7 cold email things i wish someone told me 4 years ago

1. your subject line is not supposed to sell anything its supposed to look like an internal email. the best performing subject line ive ever used was literally just "tuesday" and i know that sounds insane but the open rate was 71 percent because it pattern matches to how a coworker would email you not how a vendor would, and once you see this you cant unsee it, every "Quick question about [Company] growth" subject line is basically wearing a sign that says please send me to spam.

2. the first sentence cannot be about you or your company under any circumstances. i dont care what your framework says i dont care what your manager taught you, the second a prospect reads "my name is x and im reaching out from y" their brain has already filed the email under sales and youre done, instead open with something about them or something about the world or honestly just open mid thought like youre continuing a conversation because that creates curiosity instead of resistance.

3. shorter is not always better but boring is always worse. everyone parrots "keep it under 50 words" but ive sent 200 word emails that crushed and 30 word emails that got nothing, length doesnt matter what matters is whether every single sentence earns its place and gives the reader a reason to read the next one, if you can cut a sentence and the email still works cut it but dont artificially shrink something that needs the room to breathe.

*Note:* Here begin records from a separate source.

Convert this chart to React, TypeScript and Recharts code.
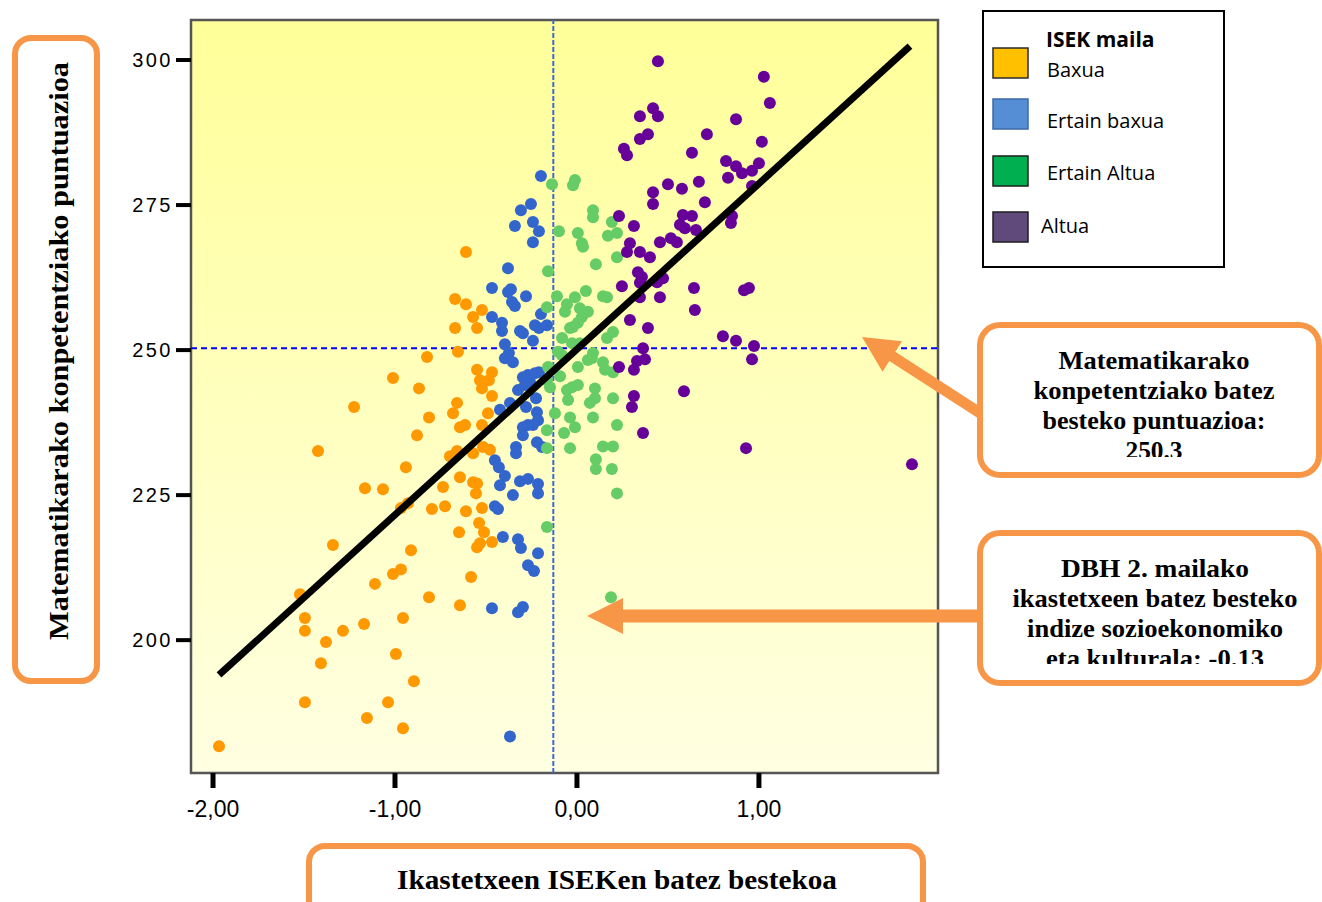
import React from 'react'
import { ScatterChart, Scatter, XAxis, YAxis, CartesianGrid, ReferenceLine, ReferenceArea } from 'recharts'

// [ikastetxearen ISEK batez bestekoa, matematikako puntuazioa]
const baxua: [number, number][] = [
  [-0.670, 258.8], [-0.670, 253.8], [-0.654, 249.7], [-0.824, 248.8], [-1.011, 245.2], [-0.868, 243.4],
  [-1.225, 240.2], [-0.813, 238.4], [-0.681, 239.1], [-0.659, 240.9], [-0.643, 236.7], [-0.879, 235.3],
  [-1.423, 232.6], [-0.698, 231.7], [-0.659, 232.6], [-0.940, 229.8], [-0.643, 228.1], [-1.165, 226.2],
  [-1.066, 226.0], [-0.736, 226.4], [-0.797, 222.6], [-0.725, 223.1], [-0.967, 222.8], [-0.929, 223.6],
  [-0.648, 218.6], [-1.341, 216.4], [-0.912, 215.5], [-1.011, 211.4], [-0.967, 212.2], [-1.110, 209.7],
  [-1.522, 207.9], [-0.813, 207.4], [-0.643, 206.0], [-1.495, 203.8], [-0.956, 203.8], [-1.170, 202.8],
  [-1.495, 201.6], [-1.286, 201.6], [-1.379, 199.7], [-0.995, 197.6], [-1.407, 196.0], [-0.896, 192.9],
  [-1.495, 189.3], [-1.038, 189.3], [-1.154, 186.6], [-0.956, 184.8], [-1.967, 181.7], [-0.610, 266.9],
  [-0.610, 257.9], [-0.522, 256.9], [-0.571, 255.7], [-0.549, 253.8], [-0.549, 246.6], [-0.467, 246.2],
  [-0.533, 244.8], [-0.484, 244.8], [-0.522, 243.4], [-0.467, 242.1], [-0.489, 239.1], [-0.615, 237.1],
  [-0.522, 237.1], [-0.571, 232.2], [-0.516, 233.3], [-0.478, 232.8], [-0.571, 227.2], [-0.549, 227.0],
  [-0.555, 225.3], [-0.610, 222.2], [-0.522, 222.8], [-0.538, 220.2], [-0.511, 218.6], [-0.467, 216.9],
  [-0.549, 216.0], [-0.533, 216.7], [-0.582, 210.9],
]

const ertainBaxua: [number, number][] = [
  [-0.198, 280.0], [-0.308, 274.1], [-0.253, 275.2], [-0.341, 271.4], [-0.242, 272.1], [-0.209, 270.5],
  [-0.242, 268.6], [-0.379, 264.1], [-0.467, 260.7], [-0.379, 260.0], [-0.363, 260.5], [-0.280, 259.3],
  [-0.357, 258.3], [-0.341, 257.6], [-0.467, 255.7], [-0.412, 254.7], [-0.412, 253.3], [-0.313, 253.3],
  [-0.297, 252.9], [-0.198, 256.2], [-0.231, 254.3], [-0.209, 253.8], [-0.165, 254.3], [-0.242, 251.6],
  [-0.396, 251.0], [-0.374, 249.5], [-0.396, 248.6], [-0.352, 247.9], [-0.297, 245.3], [-0.269, 245.7],
  [-0.231, 246.0], [-0.209, 246.2], [-0.324, 243.1], [-0.286, 244.0], [-0.258, 244.5], [-0.225, 241.7],
  [-0.368, 240.9], [-0.280, 240.2], [-0.423, 239.7], [-0.220, 239.3], [-0.214, 237.9], [-0.242, 237.1],
  [-0.269, 237.1], [-0.297, 236.7], [-0.297, 235.3], [-0.335, 233.3], [-0.335, 232.2], [-0.220, 234.1],
  [-0.192, 233.3], [-0.451, 231.0], [-0.429, 229.8], [-0.396, 228.3], [-0.423, 226.7], [-0.313, 227.4],
  [-0.269, 227.8], [-0.214, 226.9], [-0.214, 225.3], [-0.352, 225.0], [-0.451, 223.1], [-0.434, 222.6],
  [-0.407, 217.8], [-0.324, 217.4], [-0.308, 215.9], [-0.214, 215.0], [-0.269, 212.9], [-0.236, 211.9],
  [-0.467, 205.5], [-0.324, 204.8], [-0.297, 205.7], [-0.368, 183.4],
]

const ertainAltua: [number, number][] = [
  [-0.137, 278.6], [-0.022, 278.4], [-0.011, 279.3], [0.088, 274.1], [0.088, 272.9], [0.192, 272.1],
  [-0.099, 270.5], [0.005, 270.2], [0.027, 268.4], [0.033, 267.8], [0.170, 269.7], [0.220, 270.2],
  [0.220, 266.0], [0.104, 264.8], [-0.159, 263.6], [0.049, 260.2], [-0.110, 259.3], [-0.011, 259.1],
  [0.143, 259.3], [0.165, 259.1], [-0.055, 257.9], [-0.066, 256.6], [0.016, 257.2], [0.060, 256.6],
  [0.027, 255.7], [0.005, 254.7], [-0.022, 254.0], [-0.165, 257.4], [-0.038, 253.8], [0.198, 253.1],
  [0.165, 252.1], [-0.082, 252.1], [-0.027, 251.2], [0.016, 251.2], [-0.104, 249.7], [-0.082, 249.1],
  [0.088, 249.5], [0.082, 248.6], [0.060, 248.3], [0.005, 247.1], [0.143, 247.9], [0.154, 246.6],
  [0.198, 246.2], [-0.159, 247.1], [-0.093, 245.5], [-0.165, 244.8], [-0.148, 243.6], [-0.055, 243.1],
  [-0.027, 243.6], [0.005, 244.0], [0.099, 243.4], [0.099, 241.7], [0.071, 240.9], [0.198, 241.7],
  [-0.049, 241.4], [-0.121, 239.1], [-0.038, 238.4], [0.088, 238.4], [-0.011, 236.7], [-0.165, 236.2],
  [-0.071, 235.7], [0.220, 237.1], [-0.165, 233.1], [-0.038, 233.1], [0.143, 233.4], [0.198, 233.4],
  [0.104, 231.2], [0.104, 229.5], [0.192, 229.5], [0.220, 225.3], [-0.165, 219.5], [0.187, 207.4],
]

const altua: [number, number][] = [
  [0.445, 299.8], [1.027, 297.1], [1.060, 292.6], [0.346, 290.3], [0.418, 291.7], [0.445, 290.3],
  [0.874, 289.8], [0.390, 287.2], [0.346, 286.4], [0.714, 287.2], [0.258, 284.7], [0.275, 283.6],
  [0.632, 284.0], [1.016, 285.9], [0.819, 282.6], [0.874, 281.7], [0.907, 280.5], [0.962, 280.9],
  [1.000, 282.2], [0.830, 279.7], [0.962, 278.3], [0.500, 278.6], [0.577, 277.8], [0.670, 279.0],
  [0.418, 277.2], [0.418, 275.2], [0.703, 275.5], [0.231, 273.1], [0.313, 271.4], [0.582, 273.3],
  [0.632, 273.1], [0.566, 271.6], [0.593, 271.0], [0.654, 270.7], [0.852, 273.1], [0.846, 271.9],
  [0.456, 268.6], [0.516, 269.3], [0.549, 268.6], [0.291, 268.4], [0.275, 266.9], [0.346, 266.9],
  [0.401, 266.0], [0.335, 263.4], [0.357, 262.6], [0.473, 262.4], [0.247, 261.0], [0.643, 260.7],
  [0.918, 260.3], [0.945, 260.7], [0.456, 259.1], [0.346, 259.1], [0.346, 261.6], [0.440, 261.7],
  [0.648, 256.9], [0.291, 255.2], [0.390, 253.8], [0.802, 252.4], [0.874, 251.6], [0.973, 250.7],
  [0.962, 248.4], [0.363, 250.3], [0.330, 248.1], [0.374, 248.4], [0.231, 247.1], [0.313, 246.6],
  [0.588, 242.9], [0.313, 242.1], [0.302, 240.2], [0.363, 235.7], [0.929, 233.1], [1.841, 230.3],
]

// erregresio lerroa (marrazkian irakurritako muturrak)
const fitLine = [{ x: -1.967, y: 194.0 }, { x: 1.83, y: 302.4 }]

const meanIsek = -0.13
const meanScore = 250.3

const xTicks = [-2, -1, 0, 1]
const yTicks = [200, 225, 250, 275, 300]
const xDomain: [number, number] = [-2.121, 1.984]
const yDomain: [number, number] = [177.1, 306.9]

const groups = [
  { name: 'Baxua', data: baxua, color: '#ff9900', swatch: '#ffc000', edge: '#2b2b2b' },
  { name: 'Ertain baxua', data: ertainBaxua, color: '#3366cc', swatch: '#558ed5', edge: '#3d6aa6' },
  { name: 'Ertain Altua', data: ertainAltua, color: '#66cc66', swatch: '#00b050', edge: '#1e1e1e' },
  { name: 'Altua', data: altua, color: '#660099', swatch: '#604a7b', edge: '#1e1e1e' },
]

const ORANGE = '#f79646'
const SERIF = '"Liberation Serif", "Times New Roman", serif'
const SANS = '"Liberation Sans", Arial, sans-serif'
const LEGEND_FONT = '"Open Sans", "Noto Sans", sans-serif'

const callout1 = [
  { t: 'Matematikarako', w: 191 },
  { t: 'konpetentziako batez', w: 241 },
  { t: 'besteko puntuazioa:', w: 223 },
  { t: '250.3', w: 57 },
]
const callout2 = [
  { t: 'DBH 2. mailako', w: 188 },
  { t: 'ikastetxeen batez besteko', w: 285 },
  { t: 'indize sozioekonomiko', w: 256 },
  { t: 'eta kulturala: -0.13', w: 218 },
]

const fmtX = (v: number) => v.toFixed(2).replace('.', ',')

const dot = (fill: string) => (p: any) => <circle cx={p.cx} cy={p.cy} r={6} fill={fill} />

function arrowPoints(x0: number, y0: number, x1: number, y1: number, w: number, hl: number, hw: number) {
  const len = Math.hypot(x1 - x0, y1 - y0)
  const ux = (x1 - x0) / len
  const uy = (y1 - y0) / len
  const nx = -uy
  const ny = ux
  const bx = x1 - ux * hl
  const by = y1 - uy * hl
  const pts = [
    [x0 + (nx * w) / 2, y0 + (ny * w) / 2],
    [bx + (nx * w) / 2, by + (ny * w) / 2],
    [bx + nx * hw, by + ny * hw],
    [x1, y1],
    [bx - nx * hw, by - ny * hw],
    [bx - (nx * w) / 2, by - (ny * w) / 2],
    [x0 - (nx * w) / 2, y0 - (ny * w) / 2],
  ]
  return pts.map((p) => p.join(',')).join(' ')
}

function Overlay() {
  const legendRows = [48, 99, 156, 212]
  const legendText = [77, 128, 180, 233]
  return (
    <svg
      width={1322}
      height={902}
      style={{ position: 'absolute', left: 0, top: 0, pointerEvents: 'none' }}
    >
      <defs>
        <clipPath id="clip1">
          <rect x={983} y={328} width={336} height={129} />
        </clipPath>
        <clipPath id="clip2">
          <rect x={983} y={536} width={336} height={128} />
        </clipPath>
      </defs>

      {/* geziak */}
      <polygon points={arrowPoints(980, 413, 862, 337, 11, 36, 18)} fill={ORANGE} />
      <polygon points={arrowPoints(980, 616, 587, 616, 13, 36, 18)} fill={ORANGE} />

      {/* ardatzen izenburuak */}
      <rect x={15} y={38} width={82} height={643} rx={16} fill="#fff" stroke={ORANGE} strokeWidth={6} />
      <text
        transform="translate(68,351) rotate(-90)"
        textAnchor="middle"
        fontFamily={SERIF}
        fontWeight="bold"
        fontSize={27}
        textLength={578}
        lengthAdjust="spacingAndGlyphs"
      >
        Matematikarako konpetentziako puntuazioa
      </text>

      <rect x={309} y={846} width={614} height={90} rx={16} fill="#fff" stroke={ORANGE} strokeWidth={6} />
      <text
        x={617}
        y={889}
        textAnchor="middle"
        fontFamily={SERIF}
        fontWeight="bold"
        fontSize={27}
        textLength={440}
        lengthAdjust="spacingAndGlyphs"
      >
        Ikastetxeen ISEKen batez bestekoa
      </text>

      {/* oharrak */}
      <rect x={980} y={325} width={339} height={150} rx={20} fill="#fff" stroke={ORANGE} strokeWidth={6} />
      <g clipPath="url(#clip1)">
        {callout1.map((l, i) => (
          <text
            key={l.t}
            x={1154}
            y={369 + i * 30}
            textAnchor="middle"
            fontFamily={SERIF}
            fontWeight="bold"
            fontSize={26}
            textLength={l.w}
            lengthAdjust="spacingAndGlyphs"
          >
            {l.t}
          </text>
        ))}
      </g>

      <rect x={980} y={533} width={339} height={150} rx={20} fill="#fff" stroke={ORANGE} strokeWidth={6} />
      <g clipPath="url(#clip2)">
        {callout2.map((l, i) => (
          <text
            key={l.t}
            x={1155}
            y={577 + i * 30}
            textAnchor="middle"
            fontFamily={SERIF}
            fontWeight="bold"
            fontSize={26}
            textLength={l.w}
            lengthAdjust="spacingAndGlyphs"
          >
            {l.t}
          </text>
        ))}
      </g>

      {/* legenda */}
      <rect x={983} y={11} width={241} height={256} fill="#fff" stroke="#000" strokeWidth={2} />
      <text x={1046} y={47} fontFamily={LEGEND_FONT} fontWeight="bold" fontSize={21}>
        ISEK maila
      </text>
      {groups.map((g, i) => (
        <g key={g.name}>
          <rect x={993} y={legendRows[i]} width={35} height={30} fill={g.swatch} stroke={g.edge} strokeWidth={1.5} />
          <text x={i === 3 ? 1041 : 1047} y={legendText[i]} fontFamily={LEGEND_FONT} fontSize={20}>
            {g.name}
          </text>
        </g>
      ))}
    </svg>
  )
}

export default function App() {
  return (
    <div
      style={{
        position: 'absolute',
        left: 0,
        top: 0,
        width: 1322,
        height: 902,
        background: '#fff',
        overflow: 'hidden',
      }}
    >
      <ScatterChart width={1322} height={902} margin={{ top: 20, right: 384, bottom: 79, left: 131 }}>
        <defs>
          <linearGradient id="plotBg" x1="0" y1="0" x2="0" y2="1">
            <stop offset="0%" stopColor="#ffff99" />
            <stop offset="100%" stopColor="#ffffe2" />
          </linearGradient>
        </defs>
        <CartesianGrid horizontal={false} vertical={false} fill="url(#plotBg)" fillOpacity={1} />
        <XAxis
          type="number"
          dataKey="x"
          domain={xDomain}
          ticks={xTicks}
          allowDataOverflow
          height={50}
          tickFormatter={fmtX}
          axisLine={false}
          tickLine={{ stroke: '#000', strokeWidth: 5 }}
          tickSize={15}
          tickMargin={13}
          tick={{ fill: '#000', fontSize: 23, fontFamily: SANS }}
        />
        <YAxis
          type="number"
          dataKey="y"
          domain={yDomain}
          ticks={yTicks}
          allowDataOverflow
          width={60}
          axisLine={false}
          tickLine={{ stroke: '#000', strokeWidth: 4 }}
          tickSize={15}
          tickMargin={3}
          tick={{ fill: '#000', fontSize: 20, fontFamily: SANS, letterSpacing: 2.5 }}
        />
        <ReferenceArea
          x1={xDomain[0]}
          x2={xDomain[1]}
          y1={yDomain[0]}
          y2={yDomain[1]}
          fill="none"
          stroke="#555"
          strokeWidth={2.5}
          ifOverflow="visible"
        />
        <ReferenceLine y={meanScore} stroke="#0000ff" strokeWidth={2} strokeDasharray="6 4" />
        <ReferenceLine x={meanIsek} stroke="#3a6bd0" strokeWidth={2} strokeDasharray="5 2" />
        {groups.map((g) => (
          <Scatter
            key={g.name}
            name={g.name}
            data={g.data.map(([x, y]) => ({ x, y }))}
            shape={dot(g.color)}
            isAnimationActive={false}
          />
        ))}
        <Scatter
          data={fitLine}
          line={{ stroke: '#000', strokeWidth: 7 }}
          shape={() => <g />}
          isAnimationActive={false}
        />
      </ScatterChart>
      <Overlay />
    </div>
  )
}
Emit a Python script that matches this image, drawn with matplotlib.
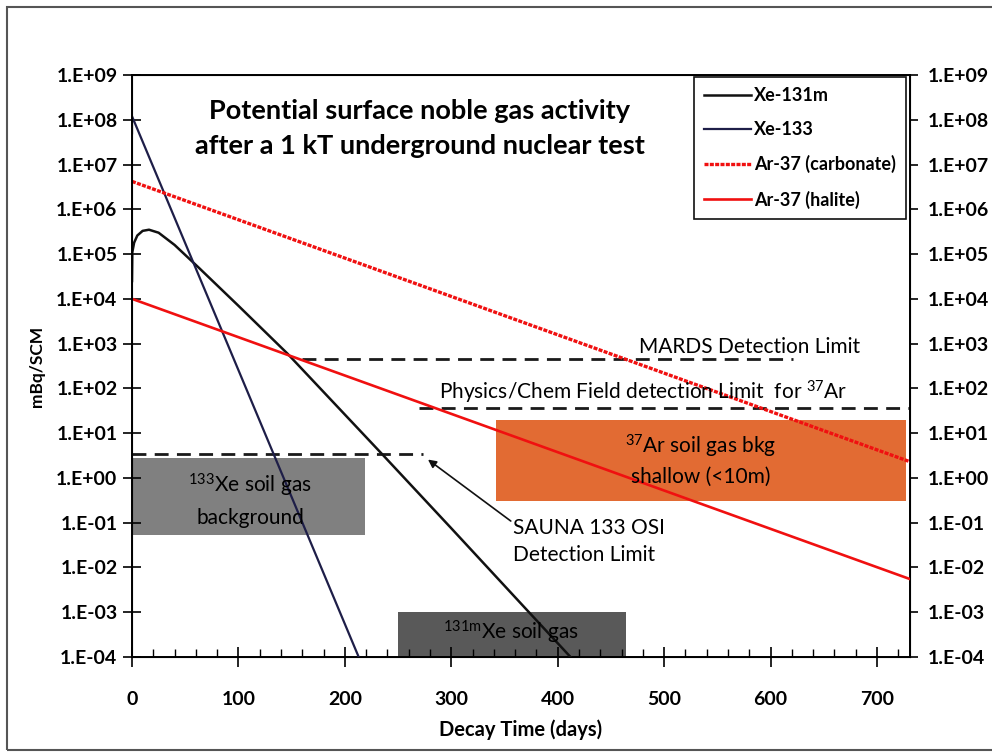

4. stop personalizing with stuff anyone can scrape. mentioning that they raised a series b or hired a new vp of sales used to work in 2019 because it signaled effort, now every tool does this automatically and prospects can smell it from space, real personalization in 2026 means referencing something a bot could not find, a comment they made on a podcast, a specific line from their last earnings call, the way their pricing page is structured differently than competitors, that kind of thing.

5. your CTA should ask for almost nothing. "do you have 30 minutes next week" is a huge ask from a stranger, "worth a quick reply" or "should i send over the 2 minute breakdown" or even "is this even on your radar this quarter" all convert way better because the prospect can say yes without committing to anything that feels like a meeting, you can always escalate to a calendar link in the second email once theyre warm.

6. send from a person not a brand. emails from sarah@company hit different than from sales@company or hello@company, and emails that have a tiny human signature with just a first name and maybe a phone number outperform the ones with the full corporate footer logo banner social icons disclaimer block by a huge margin because the corporate footer is basically a giant sign saying this is a marketing email please ignore.

7. the follow up is the actual email. everyone obsesses over the first touch but if you look at any honest sales teams data the majority of replies come from email 2 or email 3 not email 1, which means the first email is really just permission to send the second one, so stop putting all your best material in the opener and save some firepower for the bump because thats where the meetings actually come from.